Vicky Hurst, a lecturer in early childhood at Goldsmiths College, London, fears for the girls too. She says: “The emphasis on outcomes gives children little opportunity to progress in their own areas at their own rate.

“A good-quality education in the nursery is not an over-formal one. It is one that gives both genders the opportunity to extend themselves.

“If we accept we need male and female approaches in society, we should have that attitude in

the nursery. There’s a danger we will soon have nursery staff saying: ‘You can’t go out until you have sat down and done some proper work.’

“Boys need to learn through physical activity more than girls. We must take the learning to the boys. They like roaring around on bikes and tractors. So why not have a garage for practical maths, technology and literacy?

“There are some good things in the desirable outcomes, but forcing formal achievement on children too young could be bad for girls as well.

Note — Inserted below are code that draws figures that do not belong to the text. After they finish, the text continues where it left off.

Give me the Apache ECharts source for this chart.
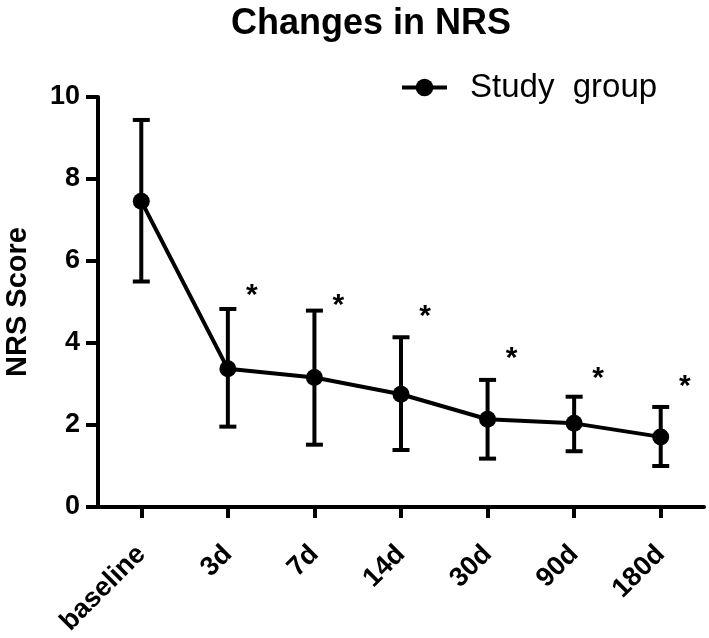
<!DOCTYPE html>
<html>
<head>
<meta charset="utf-8">
<script src="https://cdn.jsdelivr.net/npm/echarts@6/dist/echarts.min.js"></script>
<style>html,body{margin:0;padding:0;background:#fff}#c{width:709px;height:638px}</style>
</head>
<body>
<div id="c"></div>
<script>
var categories = ['baseline', '3d', '7d', '14d', '30d', '90d', '180d'];
var meanValues = [7.46, 3.37, 3.16, 2.75, 2.14, 2.04, 1.71];
var upperValues = [9.44, 4.83, 4.79, 4.14, 3.10, 2.69, 2.44];
var lowerValues = [5.50, 1.96, 1.52, 1.39, 1.18, 1.36, 1.00];
var starValues = [null, 5.23, 4.99, 4.72, 3.69, 3.20, 3.01];
var yTicks = [0, 2, 4, 6, 8, 10];

var FONT = 'Liberation Sans, Arial, sans-serif';
var chart = echarts.init(document.getElementById('c'), null, {renderer: 'canvas'});

var errData = categories.map(function (c, i) { return [i, lowerValues[i], upperValues[i]]; });
var starData = categories.map(function (c, i) { return [i, starValues[i]]; }).filter(function (d) { return d[1] != null; });

chart.setOption({
  animation: false,
  backgroundColor: '#fff',
  title: {
    text: 'Changes in NRS',
    left: 226, top: 1,
    textStyle: {fontFamily: FONT, fontSize: 36, fontWeight: 'bold', color: '#000'}
  },
  legend: {
    data: ['Study group'],
    left: 395, top: 66,
    itemWidth: 45, itemHeight: 22,
    formatter: function () { return 'Study  group'; },
    itemStyle: {color: '#000'},
    lineStyle: {color: '#000', width: 4},
    textStyle: {fontFamily: FONT, fontSize: 33, color: '#000', padding: [0, 0, 0, 18]}
  },
  grid: {left: 98, right: 5, top: 97, bottom: 131, containLabel: false, outerBoundsMode: 'none'},
  xAxis: {
    type: 'category',
    data: categories,
    boundaryGap: true,
    axisLine: {lineStyle: {color: '#000', width: 4}},
    axisTick: {show: true, alignWithLabel: true, length: 11, lineStyle: {width: 4, color: '#000'}},
    axisLabel: {rotate: 45, fontFamily: FONT, fontSize: 27, fontWeight: 'bold', color: '#000', margin: 43}
  },
  yAxis: {
    type: 'value',
    min: yTicks[0], max: yTicks[yTicks.length - 1], interval: 2,
    name: 'NRS Score',
    nameLocation: 'middle',
    nameGap: 66,
    nameTextStyle: {fontFamily: FONT, fontSize: 29, fontWeight: 'bold', color: '#000'},
    axisLine: {show: true, lineStyle: {color: '#000', width: 4}},
    axisTick: {show: true, length: 12, lineStyle: {width: 4, color: '#000'}},
    axisLabel: {fontFamily: FONT, fontSize: 27, fontWeight: 'bold', color: '#000', margin: 18},
    splitLine: {show: false}
  },
  series: [
    {
      type: 'custom',
      name: 'err',
      z: 1,
      data: errData,
      renderItem: function (params, api) {
        var x = api.value(0);
        var lo = api.coord([x, api.value(1)]);
        var hi = api.coord([x, api.value(2)]);
        var hw = 8.5;
        var st = {stroke: '#000', lineWidth: 4};
        return {
          type: 'group',
          children: [
            {type: 'line', shape: {x1: lo[0], y1: lo[1], x2: hi[0], y2: hi[1]}, style: st},
            {type: 'line', shape: {x1: hi[0] - hw, y1: hi[1], x2: hi[0] + hw, y2: hi[1]}, style: st},
            {type: 'line', shape: {x1: lo[0] - hw, y1: lo[1], x2: lo[0] + hw, y2: lo[1]}, style: st}
          ]
        };
      }
    },
    {
      type: 'line',
      name: 'Study group',
      z: 3,
      data: meanValues,
      symbol: 'circle',
      symbolSize: 17,
      lineStyle: {color: '#000', width: 4},
      itemStyle: {color: '#000'}
    },
    {
      type: 'custom',
      name: 'stars',
      z: 4,
      data: starData,
      renderItem: function (params, api) {
        var p = api.coord([api.value(0), api.value(1)]);
        return {
          type: 'text',
          x: p[0] + 24, y: p[1] + 3,
          style: {text: '*', fontFamily: FONT, fontSize: 30, fontWeight: 'bold', fill: '#000', align: 'center', verticalAlign: 'middle'}
        };
      }
    }
  ]
});
</script>
</body>
</html>
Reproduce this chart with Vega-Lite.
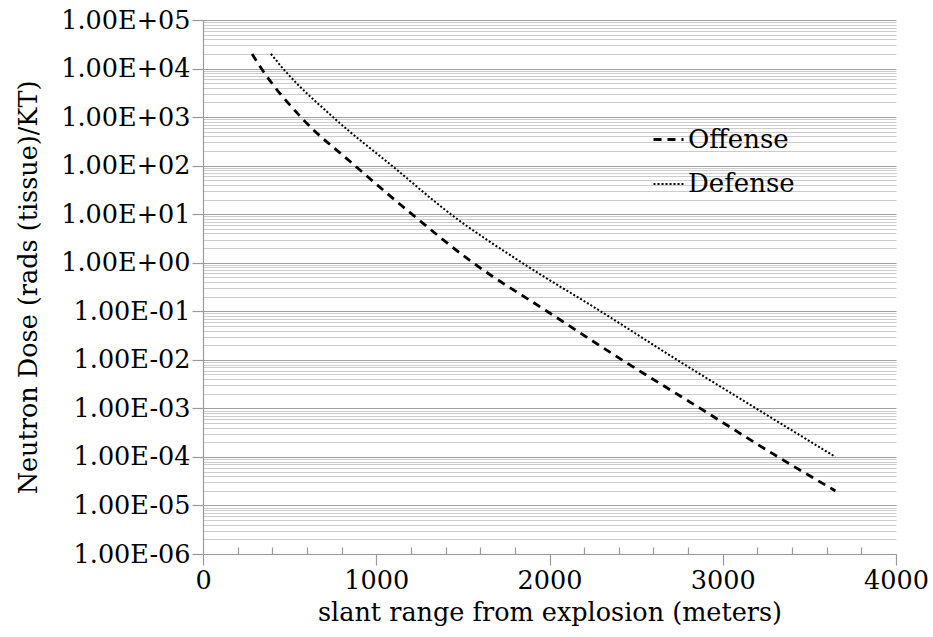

They are more able to learn in a formal way than boys, more likely to play mummy-type games. But we want girls who can take the initiative. They need the opportunity to become properly and politely assertive, to get their turn on the computer, and to get the teacher’s attention.

“If we have a narrow, schooly approach in early years, boys will become disaffected and alienated, while girls will quietly become more and more girly. And both will be sedentary and have deterioration of the coronary arteries. It’s an unhealthy prospect.”